Il y interprète la parabole de l'Économe infidèle (Luc 16. 1-9) de
manière tout à fait originale : selon lui, l'homme riche représenterait
Dieu, le débiteur qui devait 100 barils d'huile signifierait les païens,
celui qui devait 100 mesures de blé serait le peuple juif, quant à
l'économe infidèle, il s'agirait de l'apôtre Paul.
Postérité
Didyme l'Aveugle, Sur la Genèse,
combat la thèse de Théophile selon laquelle Dieu aurait créé la terre à
partir d’une matière préexistante, ce qui expliquerait l’existence du
mal.
Par
ailleurs, divers témoignages attestent que Théophile jouissait d'une
bonne réputation dans l'Église ancienne, outre ceux d'Eusèbe de
Césarée et de Jérôme de Stridon.
Lactance, dans ses Institutions Divines cite un passage de la « chronologie de Théophile » qui se trouve dans le troisième livre à Autolycus.

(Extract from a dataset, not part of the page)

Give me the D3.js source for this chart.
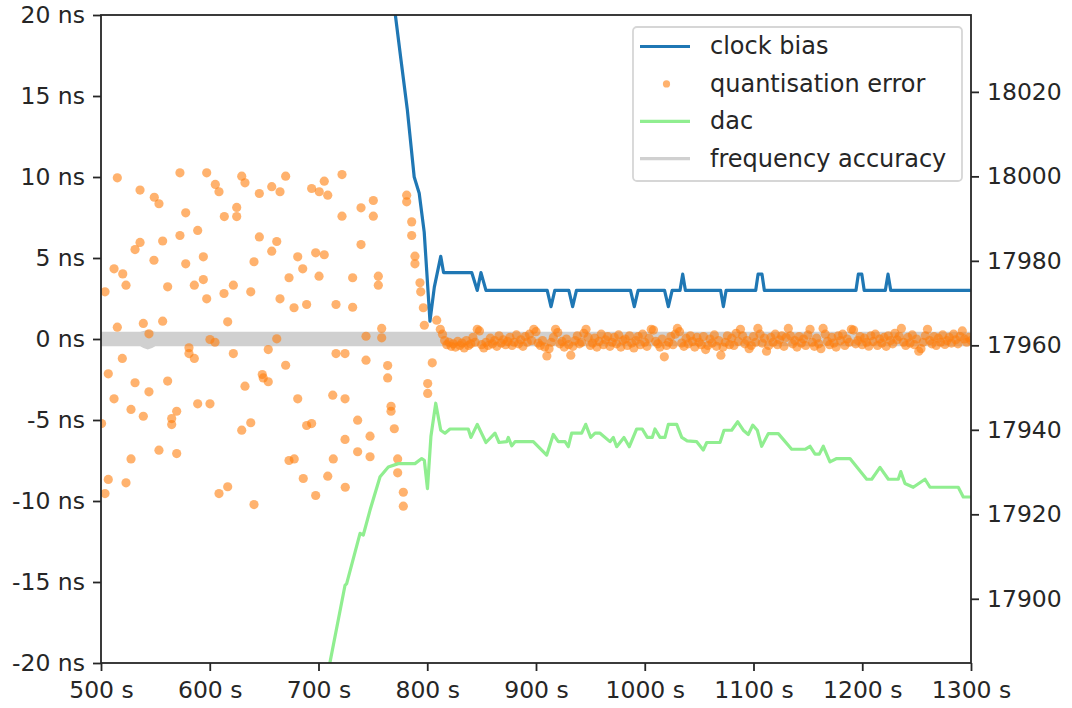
<!DOCTYPE html>
<html>
<head>
<meta charset="utf-8">
<script src="https://cdn.jsdelivr.net/npm/d3@7/dist/d3.min.js"></script>
<style>
body{margin:0;background:#fff;}
svg text{font-family:"DejaVu Sans",sans-serif;}
.tick text{font-size:23.5px;fill:#262626;}
.tick line{stroke:#262626;stroke-width:1.8px;}
</style>
</head>
<body>
<script>
//clock bias (left axis, ns)
var biasT = [766,770.3,775.8,781.6,788,792.6,797.2,802.5,806.5,812.4,815,840.9,846,849.4,854,
	910.3,913.8,917.3,930.2,933.7,937.2,986.9,990.4,993.9,1018.2,1021.7,1025.2,1032.4,1034.9,1037.4,
	1069.8,1072.3,1074.8,1102,1104.2,1107.8,1110,1194.2,1196.4,1199.6,1201.8,1221.2,1223.7,1226.2,1300];
var biasNs = [22.5,20.2,17.25,14.2,10,9,6.6,1.1,3.2,5.1,4.1,4.1,3,4.1,3,
	3,2,3,3,2,3,3,2,3,3,2,3,3,4,3,
	3,2,3,3,4,4,3,3,4,4,3,3,4,3,3];

//dac (right axis)
var dacT = [707,710.6,724.4,725.9,738.2,741.2,747.4,756.6,764.2,773.4,788.7,794.9,797.3,800.2,803.4,807.8,
	812.4,816.3,820.9,837.7,840.2,846,854,862.3,866,873.1,874.5,877.7,880.7,897.5,909.8,915.9,920.5,926.7,
	929.7,932.8,942,945.7,950.3,954.3,958.9,968,971.1,974.2,980.9,985.8,992.6,997.7,1002.3,1006.9,1009.4,
	1014,1018.6,1021.7,1029.4,1034,1039,1047.8,1053.8,1057,1069.2,1072.9,1079.9,1085.5,1090.6,1095.2,1099.3,
	1103.5,1107.5,1113.6,1122.8,1135.1,1147.4,1152,1156.6,1160.5,1164.2,1170.3,1176.5,1188.7,1204.1,1208.7,
	1216.3,1224,1233.1,1235.4,1239.3,1246.9,1257.7,1262.3,1288.3,1292.9,1300];
var dacVal = [17880,17885,17903.2,17903.6,17915.5,17915.1,17921,17928.9,17931.2,17932,17932,17933.2,17932.8,17926.1,17938.5,17946.3,
	17939.9,17939.2,17940.2,17940.2,17938.2,17941.3,17937,17939.2,17937,17937.2,17938.2,17936.2,17937.2,17937.2,17934,17938.9,17937.2,17937.2,
	17936,17939.2,17939.2,17941.3,17938.2,17939.2,17939.2,17937.2,17938.2,17936,17938.2,17936,17940.2,17940.2,17938.2,17938.2,17940.2,
	17938.2,17938.2,17941.3,17941.3,17938.2,17937.4,17937.2,17935.2,17937,17937,17939.9,17939.9,17941.9,17939.9,17938.9,17941.1,
	17939.9,17936.1,17939.1,17939.1,17935.4,17935.4,17936.1,17934.25,17934.25,17936.1,17932.4,17933.2,17933.2,17928.3,17928.3,
	17931.1,17928.3,17928.3,17930.1,17927.3,17926.4,17928.3,17926.4,17926.4,17924.1,17924.1];

//quantisation error before lock (ns)
var quantT = [515,535.9,549,553.3,572.6,577.9,588.9,572.6,597.2,605.1,608.5,613.4,624.8,624.8,629.4,632.4,645.6,645.6,657,664.6,
	669.8,661.6,693.7,700.7,705.3,708.5,721.6,721.6,739.1,750.4,750.4,781.1,781.1,785.7,785.7,556.7,535.9,503.7,512,520,
	523,531.3,515,538.9,544.1,548.7,556.7,561.3,577.9,585.8,594.1,594.1,597.2,613.1,616.5,621.7,637.7,640.7,657,664.6,
	672.9,677.5,680.9,685.5,689.1,697.4,705.3,700.5,716.1,731.4,731.4,739.1,755,755,758.1,758.1,743.7,788.7,788.7,793.3,
	794,796.4,797.3,808.7,600.2,604.8,580.9,580.9,585.8,519.6,506.7,531.3,544.1,512,527.6,538.9,561.3,569.6,565,565,
	588.9,600.2,621.7,632.4,637.7,629.4,648.3,649.2,653.8,653.8,661.6,669.8,680.9,689.1,693.7,716.1,724.4,743.7,713.1,724.4,
	736,747.4,724.4,763.6,763.6,766.7,766.7,769.7,800.4,800.4,804.6,503.7,506.7,523,527.6,553.3,569.6,608.5,616.5,640.7,
	672.9,677.7,686,697.4,708.5,713.6,724.6,736,747.4,772.8,772.8,778,778,500.5];
var quantNs = [9.95,9.19,8.75,8.35,10.26,7.79,6.7,6.39,10.26,9.54,9.09,7.56,8.12,7.56,10.05,9.64,8.98,6.3,9.4,9.09,
	10.05,6.02,9.29,9.09,9.74,8.88,10.15,7.58,8.1,8.55,7.58,8.88,8.47,7.23,6.39,6.05,5.96,2.91,4.33,4.02,
	3.32,5.52,0.73,0.96,0.32,4.86,1.1,3.22,4.64,3.32,5.07,3.67,2.48,2.81,1.06,3.32,2.91,4.77,5.42,2.48,
	3.78,1.93,5.07,4.33,2.13,5.32,5.2,3.88,2.13,3.78,1.96,5.83,3.88,3.32,0.65,0.07,0.17,5.11,4.64,3.47,
	2.91,1.93,0.85,1.16,-0.03,-0.2,-0.54,-0.9,-1.2,-1.2,-2.15,-2.7,-3.26,-3.69,-4.35,-4.77,-2.6,-4.46,-4.91,-5.28,
	-4,-4,-0.9,-2.91,-5.17,-5.63,-2.19,-2.4,-2.64,-0.65,0.01,-1.62,-3.69,-5.34,-5.22,-0.9,-0.9,-1.31,-3.47,-3.69,
	-5.01,-6,-6.2,-1.64,-2.4,-4.15,-4.46,-5.54,-2.75,-3.36,-1.47,-9.54,-8.67,-8.88,-7.4,-6.86,-7.07,-9.54,-9.12,-10.22,
	-7.5,-7.4,-8.61,-9.66,-8.47,-7.4,-9.15,-6.96,-7.27,-7.4,-8.26,-9.46,-10.32,-5.22];

//quantisation error after lock, one sample every 2 s from 812 s (ns)
var lockStart = 812, lockStep = 2;
var lockNs = [0.6,0.3,-0.1,-0.35,-0.2,-0.45,-0.3,-0.5,-0.15,-0.4,
	-0.25,-0.55,-0.1,-0.4,-0.3,0.1,-0.2,0.6,0.5,-0.35,
	-0.55,-0.2,-0.4,0.05,-0.3,-0.1,-0.45,0.2,-0.25,-0.05,
	-0.35,-0.15,0.1,-0.4,-0.2,0.25,-0.3,-0.05,-0.45,0.15,
	-0.2,0.3,-0.1,0.6,0.45,-0.25,-0.4,-0.1,-0.5,-1.05,
	-0.6,-0.2,0.1,0.6,0.4,-0.3,-0.15,-0.5,0,-0.35,
	-1,-0.45,-0.1,0.2,-0.3,-0.2,0.35,0.6,0.1,-0.4,
	-0.25,0.05,-0.5,-0.15,0.3,-0.35,-0.05,0.15,-0.45,-0.2,
	0.1,-0.3,0.25,-0.5,-0.1,0,-0.4,0.2,-0.25,-0.55,
	-0.1,0.15,-0.35,0.3,-0.2,-0.45,0.05,0.6,0.55,-0.15,
	-0.3,-0.5,0,-1.1,-0.4,-0.2,0.15,-0.35,0.3,0.65,
	0.45,-0.25,-0.45,0.05,-0.3,0.2,-0.15,-0.5,0.1,-0.2,
	-0.35,0.15,-0.65,-0.4,0,-0.25,0.25,-0.45,-0.1,-1,
	-0.5,-0.2,0.2,-0.35,0.05,-0.4,0.35,-0.15,0.6,0.2,
	-0.3,-0.1,-0.6,-0.4,0.15,-0.2,0.65,0.3,-0.25,0.05,
	-0.75,-0.4,0.1,-0.2,0.3,-0.35,-0.05,0.2,-0.45,0.1,
	0.65,0.2,-0.3,-0.1,-0.5,0.15,-0.25,0,-0.4,0.25,
	0.6,-0.2,-0.45,0.05,-0.3,-0.6,0.65,0.3,-0.15,-0.35,
	0.1,-0.25,-0.5,0.2,-0.1,0.3,-0.4,0,-0.2,0.6,
	0.55,-0.3,-0.1,0.15,-0.35,0.05,-0.2,-0.44,0.2,-0.15,
	0.3,-0.4,0,-0.25,0.1,-0.45,0.2,-0.1,-0.3,0.35,
	-0.05,0.15,0.65,-0.2,-0.4,0.1,-0.25,0.25,-0.35,0,
	-0.75,-0.6,-0.2,0.2,0.6,-0.1,-0.3,0.15,-0.4,0.05,
	-0.2,0.25,-0.34,-0.1,0.1,-0.25,0.3,-0.05,-0.3,0.15,
	0.5,0,-0.2,0.1,-0.1];

//frequency accuracy band (ns)
var freqT = [500,536,539,543,547,550,1300];
var freqHi = [0.45,0.45,0.5,0.55,0.5,0.45,0.45];
var freqLo = [-0.45,-0.45,-0.55,-0.65,-0.55,-0.45,-0.45];

//tick values
var xTicks = [500,600,700,800,900,1000,1100,1200,1300];
var yTicks = [-20,-15,-10,-5,0,5,10,15,20];
var dacTicks = [17900,17920,17940,17960,17980,18000,18020];

var legendLabels = ["clock bias","quantisation error","dac","frequency accuracy"];

window.onload = setChart();

function setChart(){
	var width = 1072,
		height = 708,
		left = 101,
		right = 971,
		top = 15,
		bottom = 663;

	var svg = d3.select("body")
		.append("svg")
		.attr("width", width)
		.attr("height", height);

	//scales
	var x = d3.scaleLinear().domain([500, 1300]).range([left, right]);
	var y = d3.scaleLinear().domain([-20, 20]).range([bottom, top]);
	var y2 = d3.scaleLinear().domain([17884.8, 18038.2]).range([bottom, top]);

	svg.append("clipPath")
		.attr("id", "plotClip")
		.append("rect")
		.attr("x", left)
		.attr("y", top)
		.attr("width", right - left)
		.attr("height", bottom - top);

	var plot = svg.append("g").attr("clip-path", "url(#plotClip)");

	//frequency accuracy band
	var freqData = freqT.map(function(t, i){ return {t: t, hi: freqHi[i], lo: freqLo[i]}; });
	plot.append("path")
		.datum(freqData)
		.attr("fill", "#d0d0d0")
		.attr("d", d3.area()
			.x(function(d){ return x(d.t); })
			.y0(function(d){ return y(d.lo); })
			.y1(function(d){ return y(d.hi); }));

	//quantisation error dots
	var quant = quantT.map(function(t, i){ return {t: t, v: quantNs[i]}; });
	lockNs.forEach(function(v, i){ quant.push({t: lockStart + i * lockStep, v: v}); });
	plot.selectAll(".quant")
		.data(quant)
		.enter()
		.append("circle")
		.attr("class", "quant")
		.attr("cx", function(d){ return x(d.t); })
		.attr("cy", function(d){ return y(d.v); })
		.attr("r", 4.6)
		.attr("fill", "#ff7f0e")
		.attr("fill-opacity", 0.6);

	//clock bias line
	var bias = biasT.map(function(t, i){ return {t: t, v: biasNs[i]}; });
	plot.append("path")
		.datum(bias)
		.attr("fill", "none")
		.attr("stroke", "#1f77b4")
		.attr("stroke-width", 3.2)
		.attr("stroke-linejoin", "round")
		.attr("d", d3.line()
			.x(function(d){ return x(d.t); })
			.y(function(d){ return y(d.v); }));

	//dac line on right axis
	var dac = dacT.map(function(t, i){ return {t: t, v: dacVal[i]}; });
	plot.append("path")
		.datum(dac)
		.attr("fill", "none")
		.attr("stroke", "#90ee90")
		.attr("stroke-width", 3.2)
		.attr("stroke-linejoin", "round")
		.attr("d", d3.line()
			.x(function(d){ return x(d.t); })
			.y(function(d){ return y2(d.v); }));

	//axes
	var xAxis = svg.append("g")
		.attr("transform", "translate(0," + bottom + ")")
		.call(d3.axisBottom(x).tickValues(xTicks).tickSize(8).tickPadding(8)
			.tickFormat(function(d){ return d + " s"; }));
	xAxis.selectAll(".tick text").attr("dy", "0.79em");

	var yAxis = svg.append("g")
		.attr("transform", "translate(" + left + ",0)")
		.call(d3.axisLeft(y).tickValues(yTicks).tickSize(8).tickPadding(8)
			.tickFormat(function(d){ return d + " ns"; }));

	var y2Axis = svg.append("g")
		.attr("transform", "translate(" + right + ",0)")
		.call(d3.axisRight(y2).tickValues(dacTicks).tickSize(8).tickPadding(8)
			.tickFormat(d3.format("d")));

	svg.selectAll(".domain").remove();
	svg.selectAll(".tick text").attr("font-family", null);

	//frame
	svg.append("rect")
		.attr("x", left)
		.attr("y", top)
		.attr("width", right - left)
		.attr("height", bottom - top)
		.attr("fill", "none")
		.attr("stroke", "#262626")
		.attr("stroke-width", 1.8);

	//legend
	var lx = right - 338,
		ly = top + 12,
		rowH = 37.4;
	var legend = svg.append("g");
	legend.append("rect")
		.attr("x", lx)
		.attr("y", ly)
		.attr("width", 329)
		.attr("height", 154)
		.attr("rx", 4)
		.attr("fill", "#fff")
		.attr("fill-opacity", 0.8)
		.attr("stroke", "#d6d6d6")
		.attr("stroke-width", 1.8);

	var styles = [
		{type: "line", color: "#1f77b4"},
		{type: "dot", color: "#ff7f0e"},
		{type: "line", color: "#90ee90"},
		{type: "line", color: "#d0d0d0"}
	];

	legendLabels.forEach(function(label, i){
		var cy = ly + 19.5 + i * rowH;
		if (styles[i].type == "line"){
			legend.append("line")
				.attr("x1", lx + 7)
				.attr("x2", lx + 57)
				.attr("y1", cy)
				.attr("y2", cy)
				.attr("stroke", styles[i].color)
				.attr("stroke-width", 3.2);
		} else {
			legend.append("circle")
				.attr("cx", lx + 33.5)
				.attr("cy", cy)
				.attr("r", 3.6)
				.attr("fill", styles[i].color)
				.attr("fill-opacity", 0.6);
		}
		legend.append("text")
			.attr("x", lx + 77)
			.attr("y", cy)
			.attr("dy", "0.33em")
			.attr("font-size", "24px")
			.attr("fill", "#262626")
			.text(label);
	});
};
</script>
</body>
</html>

En d'autres endroits, Lactance paraît s'inspirer plus ou moins librement de Théophile.
S'il ne cite pas expressément Théophile, Irénée de Lyon en est particulièrement proche dans une dizaine de passage.
Novatien, dans son De Trinitate, cite, sans le nommer, Théophile.
Ambroise de Milan donne la même exégèse sur le paradis.
Enfin, Jean Damascène, dans ses Sacra Parallella, cite à cinq reprises le Traité à Autolycus, parfois sous des identités erronées.